- Instruction -
Reproduce every line of the listing as written, apart from the pictures.

- Dataset section -
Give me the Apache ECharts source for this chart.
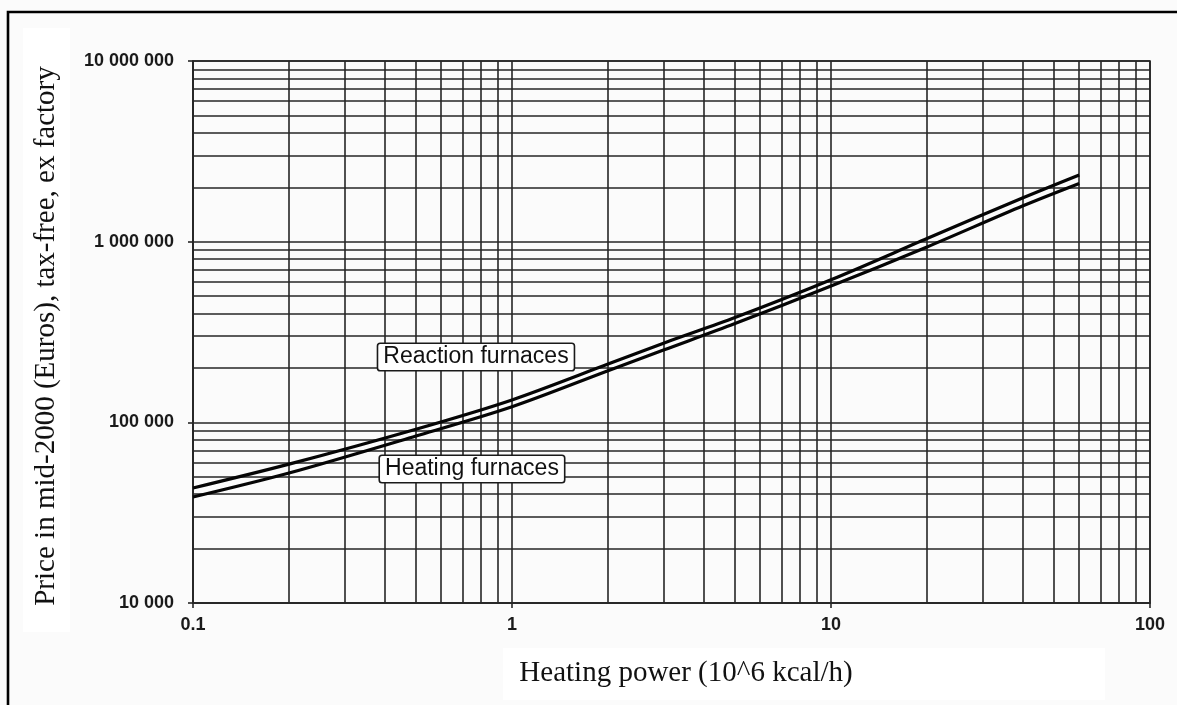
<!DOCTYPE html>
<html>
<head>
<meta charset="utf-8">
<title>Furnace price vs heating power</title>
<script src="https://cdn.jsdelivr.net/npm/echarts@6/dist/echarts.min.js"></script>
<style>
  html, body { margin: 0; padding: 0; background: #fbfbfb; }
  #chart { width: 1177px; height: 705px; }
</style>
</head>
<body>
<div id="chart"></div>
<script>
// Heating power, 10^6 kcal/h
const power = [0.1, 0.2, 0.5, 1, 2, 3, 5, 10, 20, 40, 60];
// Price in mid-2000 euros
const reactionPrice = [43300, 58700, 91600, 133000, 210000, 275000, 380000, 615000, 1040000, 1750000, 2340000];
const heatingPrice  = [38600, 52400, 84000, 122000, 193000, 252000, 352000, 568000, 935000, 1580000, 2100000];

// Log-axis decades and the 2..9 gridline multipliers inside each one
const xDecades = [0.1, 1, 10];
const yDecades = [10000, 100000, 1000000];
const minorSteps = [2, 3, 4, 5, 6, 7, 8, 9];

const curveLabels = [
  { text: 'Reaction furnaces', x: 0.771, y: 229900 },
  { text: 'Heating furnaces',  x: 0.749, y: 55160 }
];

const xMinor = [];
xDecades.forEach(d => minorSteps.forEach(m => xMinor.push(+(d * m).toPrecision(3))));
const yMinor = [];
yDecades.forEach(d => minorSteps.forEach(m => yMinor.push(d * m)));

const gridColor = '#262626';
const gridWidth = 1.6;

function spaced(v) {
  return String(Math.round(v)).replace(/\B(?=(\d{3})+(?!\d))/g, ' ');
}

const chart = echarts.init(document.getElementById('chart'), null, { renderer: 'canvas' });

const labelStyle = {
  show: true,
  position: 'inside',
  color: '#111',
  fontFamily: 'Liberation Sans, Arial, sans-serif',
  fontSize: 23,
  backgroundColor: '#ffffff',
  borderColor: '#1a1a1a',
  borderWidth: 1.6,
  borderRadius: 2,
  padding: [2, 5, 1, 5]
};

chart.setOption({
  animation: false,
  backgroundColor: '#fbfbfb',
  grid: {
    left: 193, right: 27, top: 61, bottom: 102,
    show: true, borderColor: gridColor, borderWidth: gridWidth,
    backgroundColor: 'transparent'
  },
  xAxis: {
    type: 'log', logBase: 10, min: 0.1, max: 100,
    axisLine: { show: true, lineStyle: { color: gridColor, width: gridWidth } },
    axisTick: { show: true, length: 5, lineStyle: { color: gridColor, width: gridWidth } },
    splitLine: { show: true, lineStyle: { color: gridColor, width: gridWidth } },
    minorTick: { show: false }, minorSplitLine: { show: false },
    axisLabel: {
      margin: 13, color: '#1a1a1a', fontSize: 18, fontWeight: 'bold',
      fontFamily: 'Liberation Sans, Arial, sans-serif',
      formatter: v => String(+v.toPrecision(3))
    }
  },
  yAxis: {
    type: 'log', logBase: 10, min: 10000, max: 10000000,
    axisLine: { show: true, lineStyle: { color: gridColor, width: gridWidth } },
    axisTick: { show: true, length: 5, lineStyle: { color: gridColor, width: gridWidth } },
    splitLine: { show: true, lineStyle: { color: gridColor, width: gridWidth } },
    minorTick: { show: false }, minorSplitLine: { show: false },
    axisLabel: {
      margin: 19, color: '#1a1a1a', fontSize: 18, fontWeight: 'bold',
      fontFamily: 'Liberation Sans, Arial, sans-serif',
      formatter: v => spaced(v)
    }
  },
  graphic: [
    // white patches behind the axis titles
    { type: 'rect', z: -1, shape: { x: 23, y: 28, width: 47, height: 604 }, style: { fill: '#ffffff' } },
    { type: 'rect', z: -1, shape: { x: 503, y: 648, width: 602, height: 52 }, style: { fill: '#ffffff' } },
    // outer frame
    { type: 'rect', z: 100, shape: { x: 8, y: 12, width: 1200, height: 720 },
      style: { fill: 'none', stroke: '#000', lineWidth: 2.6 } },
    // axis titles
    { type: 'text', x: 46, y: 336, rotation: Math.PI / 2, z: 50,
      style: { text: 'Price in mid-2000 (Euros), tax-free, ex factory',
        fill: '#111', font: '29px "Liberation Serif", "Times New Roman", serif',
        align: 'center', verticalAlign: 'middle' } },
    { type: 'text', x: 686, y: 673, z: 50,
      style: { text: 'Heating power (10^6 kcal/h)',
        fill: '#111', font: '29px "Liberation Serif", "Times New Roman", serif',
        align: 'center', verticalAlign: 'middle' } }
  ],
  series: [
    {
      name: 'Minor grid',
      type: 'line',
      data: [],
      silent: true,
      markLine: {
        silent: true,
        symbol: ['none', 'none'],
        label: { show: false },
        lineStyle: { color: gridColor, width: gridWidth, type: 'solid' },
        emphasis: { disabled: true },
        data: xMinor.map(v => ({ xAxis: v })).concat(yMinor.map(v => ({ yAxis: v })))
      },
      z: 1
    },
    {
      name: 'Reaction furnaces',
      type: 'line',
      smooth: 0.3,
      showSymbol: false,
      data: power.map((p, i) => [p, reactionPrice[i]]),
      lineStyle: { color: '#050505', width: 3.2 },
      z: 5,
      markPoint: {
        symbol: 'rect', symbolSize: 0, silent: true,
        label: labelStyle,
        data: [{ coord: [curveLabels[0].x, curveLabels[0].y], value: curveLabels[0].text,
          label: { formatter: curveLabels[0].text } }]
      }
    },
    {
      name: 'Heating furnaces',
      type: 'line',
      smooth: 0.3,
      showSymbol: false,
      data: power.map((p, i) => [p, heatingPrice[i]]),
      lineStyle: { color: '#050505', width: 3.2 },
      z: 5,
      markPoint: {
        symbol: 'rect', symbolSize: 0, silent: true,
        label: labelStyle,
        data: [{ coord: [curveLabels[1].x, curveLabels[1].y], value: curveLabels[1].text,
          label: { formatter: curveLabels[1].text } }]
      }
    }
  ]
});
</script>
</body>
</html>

- Complete output -
Give me the Apache ECharts source for this chart.
<!DOCTYPE html>
<html>
<head>
<meta charset="utf-8">
<title>Furnace price vs heating power</title>
<script src="https://cdn.jsdelivr.net/npm/echarts@6/dist/echarts.min.js"></script>
<style>
  html, body { margin: 0; padding: 0; background: #fbfbfb; }
  #chart { width: 1177px; height: 705px; }
</style>
</head>
<body>
<div id="chart"></div>
<script>
// Heating power, 10^6 kcal/h
const power = [0.1, 0.2, 0.5, 1, 2, 3, 5, 10, 20, 40, 60];
// Price in mid-2000 euros
const reactionPrice = [43300, 58700, 91600, 133000, 210000, 275000, 380000, 615000, 1040000, 1750000, 2340000];
const heatingPrice  = [38600, 52400, 84000, 122000, 193000, 252000, 352000, 568000, 935000, 1580000, 2100000];

// Log-axis decades and the 2..9 gridline multipliers inside each one
const xDecades = [0.1, 1, 10];
const yDecades = [10000, 100000, 1000000];
const minorSteps = [2, 3, 4, 5, 6, 7, 8, 9];

const curveLabels = [
  { text: 'Reaction furnaces', x: 0.771, y: 229900 },
  { text: 'Heating furnaces',  x: 0.749, y: 55160 }
];

const xMinor = [];
xDecades.forEach(d => minorSteps.forEach(m => xMinor.push(+(d * m).toPrecision(3))));
const yMinor = [];
yDecades.forEach(d => minorSteps.forEach(m => yMinor.push(d * m)));

const gridColor = '#262626';
const gridWidth = 1.6;

function spaced(v) {
  return String(Math.round(v)).replace(/\B(?=(\d{3})+(?!\d))/g, ' ');
}

const chart = echarts.init(document.getElementById('chart'), null, { renderer: 'canvas' });

const labelStyle = {
  show: true,
  position: 'inside',
  color: '#111',
  fontFamily: 'Liberation Sans, Arial, sans-serif',
  fontSize: 23,
  backgroundColor: '#ffffff',
  borderColor: '#1a1a1a',
  borderWidth: 1.6,
  borderRadius: 2,
  padding: [2, 5, 1, 5]
};

chart.setOption({
  animation: false,
  backgroundColor: '#fbfbfb',
  grid: {
    left: 193, right: 27, top: 61, bottom: 102,
    show: true, borderColor: gridColor, borderWidth: gridWidth,
    backgroundColor: 'transparent'
  },
  xAxis: {
    type: 'log', logBase: 10, min: 0.1, max: 100,
    axisLine: { show: true, lineStyle: { color: gridColor, width: gridWidth } },
    axisTick: { show: true, length: 5, lineStyle: { color: gridColor, width: gridWidth } },
    splitLine: { show: true, lineStyle: { color: gridColor, width: gridWidth } },
    minorTick: { show: false }, minorSplitLine: { show: false },
    axisLabel: {
      margin: 13, color: '#1a1a1a', fontSize: 18, fontWeight: 'bold',
      fontFamily: 'Liberation Sans, Arial, sans-serif',
      formatter: v => String(+v.toPrecision(3))
    }
  },
  yAxis: {
    type: 'log', logBase: 10, min: 10000, max: 10000000,
    axisLine: { show: true, lineStyle: { color: gridColor, width: gridWidth } },
    axisTick: { show: true, length: 5, lineStyle: { color: gridColor, width: gridWidth } },
    splitLine: { show: true, lineStyle: { color: gridColor, width: gridWidth } },
    minorTick: { show: false }, minorSplitLine: { show: false },
    axisLabel: {
      margin: 19, color: '#1a1a1a', fontSize: 18, fontWeight: 'bold',
      fontFamily: 'Liberation Sans, Arial, sans-serif',
      formatter: v => spaced(v)
    }
  },
  graphic: [
    // white patches behind the axis titles
    { type: 'rect', z: -1, shape: { x: 23, y: 28, width: 47, height: 604 }, style: { fill: '#ffffff' } },
    { type: 'rect', z: -1, shape: { x: 503, y: 648, width: 602, height: 52 }, style: { fill: '#ffffff' } },
    // outer frame
    { type: 'rect', z: 100, shape: { x: 8, y: 12, width: 1200, height: 720 },
      style: { fill: 'none', stroke: '#000', lineWidth: 2.6 } },
    // axis titles
    { type: 'text', x: 46, y: 336, rotation: Math.PI / 2, z: 50,
      style: { text: 'Price in mid-2000 (Euros), tax-free, ex factory',
        fill: '#111', font: '29px "Liberation Serif", "Times New Roman", serif',
        align: 'center', verticalAlign: 'middle' } },
    { type: 'text', x: 686, y: 673, z: 50,
      style: { text: 'Heating power (10^6 kcal/h)',
        fill: '#111', font: '29px "Liberation Serif", "Times New Roman", serif',
        align: 'center', verticalAlign: 'middle' } }
  ],
  series: [
    {
      name: 'Minor grid',
      type: 'line',
      data: [],
      silent: true,
      markLine: {
        silent: true,
        symbol: ['none', 'none'],
        label: { show: false },
        lineStyle: { color: gridColor, width: gridWidth, type: 'solid' },
        emphasis: { disabled: true },
        data: xMinor.map(v => ({ xAxis: v })).concat(yMinor.map(v => ({ yAxis: v })))
      },
      z: 1
    },
    {
      name: 'Reaction furnaces',
      type: 'line',
      smooth: 0.3,
      showSymbol: false,
      data: power.map((p, i) => [p, reactionPrice[i]]),
      lineStyle: { color: '#050505', width: 3.2 },
      z: 5,
      markPoint: {
        symbol: 'rect', symbolSize: 0, silent: true,
        label: labelStyle,
        data: [{ coord: [curveLabels[0].x, curveLabels[0].y], value: curveLabels[0].text,
          label: { formatter: curveLabels[0].text } }]
      }
    },
    {
      name: 'Heating furnaces',
      type: 'line',
      smooth: 0.3,
      showSymbol: false,
      data: power.map((p, i) => [p, heatingPrice[i]]),
      lineStyle: { color: '#050505', width: 3.2 },
      z: 5,
      markPoint: {
        symbol: 'rect', symbolSize: 0, silent: true,
        label: labelStyle,
        data: [{ coord: [curveLabels[1].x, curveLabels[1].y], value: curveLabels[1].text,
          label: { formatter: curveLabels[1].text } }]
      }
    }
  ]
});
</script>
</body>
</html>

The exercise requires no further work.